= John Rathbun =

John Peck Rathbun (1746–1782) was an officer in the Continental Navy and in the United States Navy. Rathbun was from Rhode Island with family in Boston. Rathbun served in the Continental Navy from its late 1775 beginning as John Paul Jones First Lieutenant.

==Capture of Nassau==
Rathbun was promoted to Captain in April 1777 and given command of the sloop-of-war Providence upon which he had participated in an American attack on New Providence in 1776. Rathbun took Providence back to the Bahamas on the night of 27 January 1778. Rathbun approached Nassau disguised as a trading sloop and anchored offshore in darkness. Twenty-six marines under command of Captain John Trevett went ashore by boat with a scaling ladder. They climbed Fort Nassau's 22-foot walls with the ladder and overpowered the two guards before daybreak. The Marines then continued sending the guards' periodic "All is well" call to guards outside of the fort while repositioned the fort's 18-pound cannon to cover parts of the city and harbor from which reinforcements might arrive. Dawn found the American stars and stripes flying over conquered enemy territory for the first time since the Continental Congress approved the flag. While his remaining marines patrolled the wall in full view of the city, Trevett sent three Marines to Fort Montague with a claim that a force of 230 Marines held Fort Nassau. Fort Montague surrendered, and Marines spiked the cannon and poured the gunpowder into the sea. Twenty-four American merchant seamen came forward to assist. The Americans had been stranded in Nassau when their ships had been captured by privateers. The American merchant seamen were sent into the harbor to demand surrender of five ships lying under the guns of Fort Nassau. Rathbun brought Providence into harbor in the early afternoon, and loaded all Fort Nassau's gunpowder and 300 small arms. Rathbun departed on the morning of 30th, with three captured ships manned by the American merchant seamen, after spiking the guns of Fort Nassau and burning the two ships he could not man. No blood had been shed.

==Action At Sea==
In 1779, he assumed command of the frigate Queen of France and in July cruised off Newfoundland with Providence and Ranger. On the 16th, the ships sighted a convoy bound for Britain. Fog closed in, but when it lifted, Queen of France was next to a merchantman whose crew mistook the American for a British escort vessel. Rathbun took advantage of the situation, exploited the mistake in identity, and captured the ship. Ranger and Providence followed suit. Ten more ships were cut out of the convoy, their total value approaching $1 million.

==Defense of Charleston==

In 1780, Rathbun took Queen of France south in Commodore Abraham Whipple's force to bolster the defenses of Charleston, South Carolina. There, with smaller ships, she was stationed in the Ashley River to prevent British forces under Cornwallis from crossing and attacking the city. As the American position weakened, Queen of France's guns were removed and she was sunk as a block ship. Her crew then went ashore and Rathbun served as an artilleryman until the city fell in May 1780.

==Privateer==
Taken prisoner at the fall of Charleston, Rathbun and the other American captains were paroled and allowed to return to New England. There, he found that the Continental Navy had dwindled and no commands were available. Thereupon, Rathbun secured a commission from Congress on 4 August to command the Massachusetts privateer brig Wexford. About two weeks later, he set sail from Boston bound for St. George's Channel near Britain and, within another six weeks reached the coast of Ireland. There, less than 100 miles from Cape Clear, he ran afoul of the 32-gun frigate HMS Recovery. Following a 24-hour chase during which HMS Recovery fired at least one broadside, Rathbun and his ship were captured by the British warship.
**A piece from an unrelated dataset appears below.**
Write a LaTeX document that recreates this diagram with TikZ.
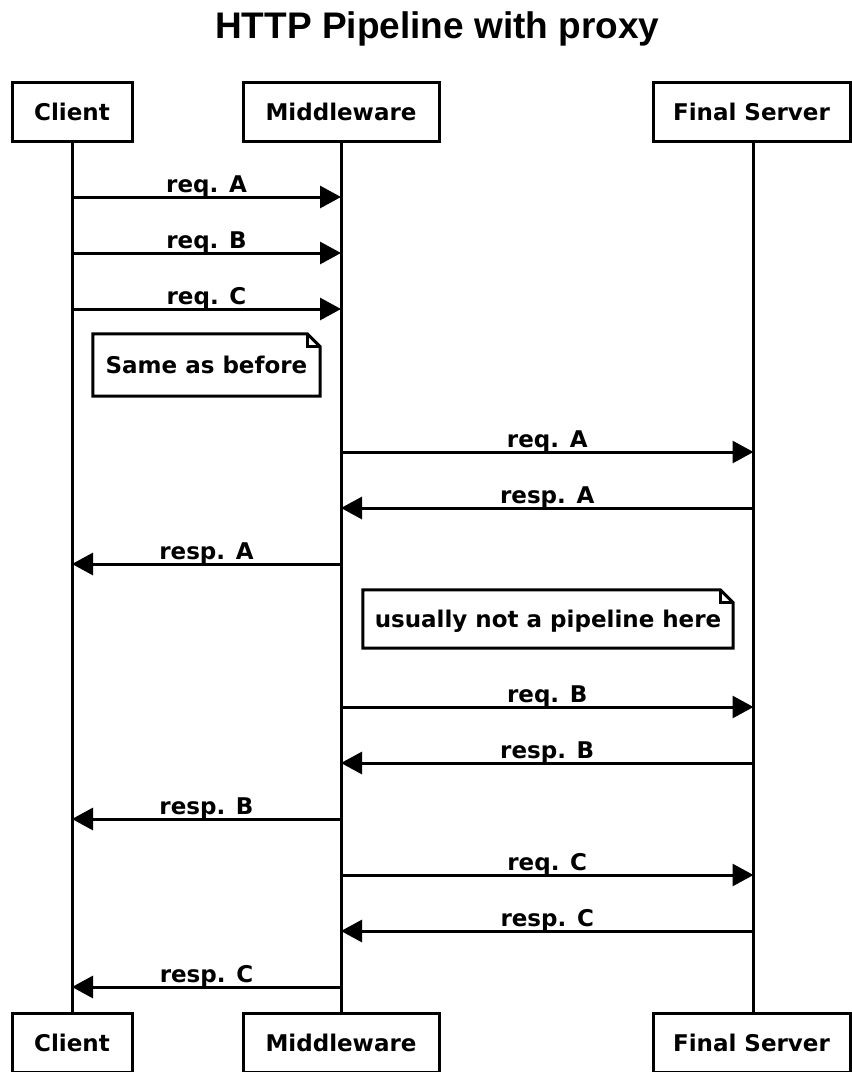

Incarcerated first at Kinsale Prison near Cork, Ireland, Rathbun was later transferred to Mill Prison or Old Mill Prison in Plymouth, England, where he died on 20 June 1782.

==Namesakes==
Two ships, USS Rathburne, were named for him. Although his name was spelled Rathburne or Rathbourne in official records, including the two warships named after him, this was an error. His name was Rathbun.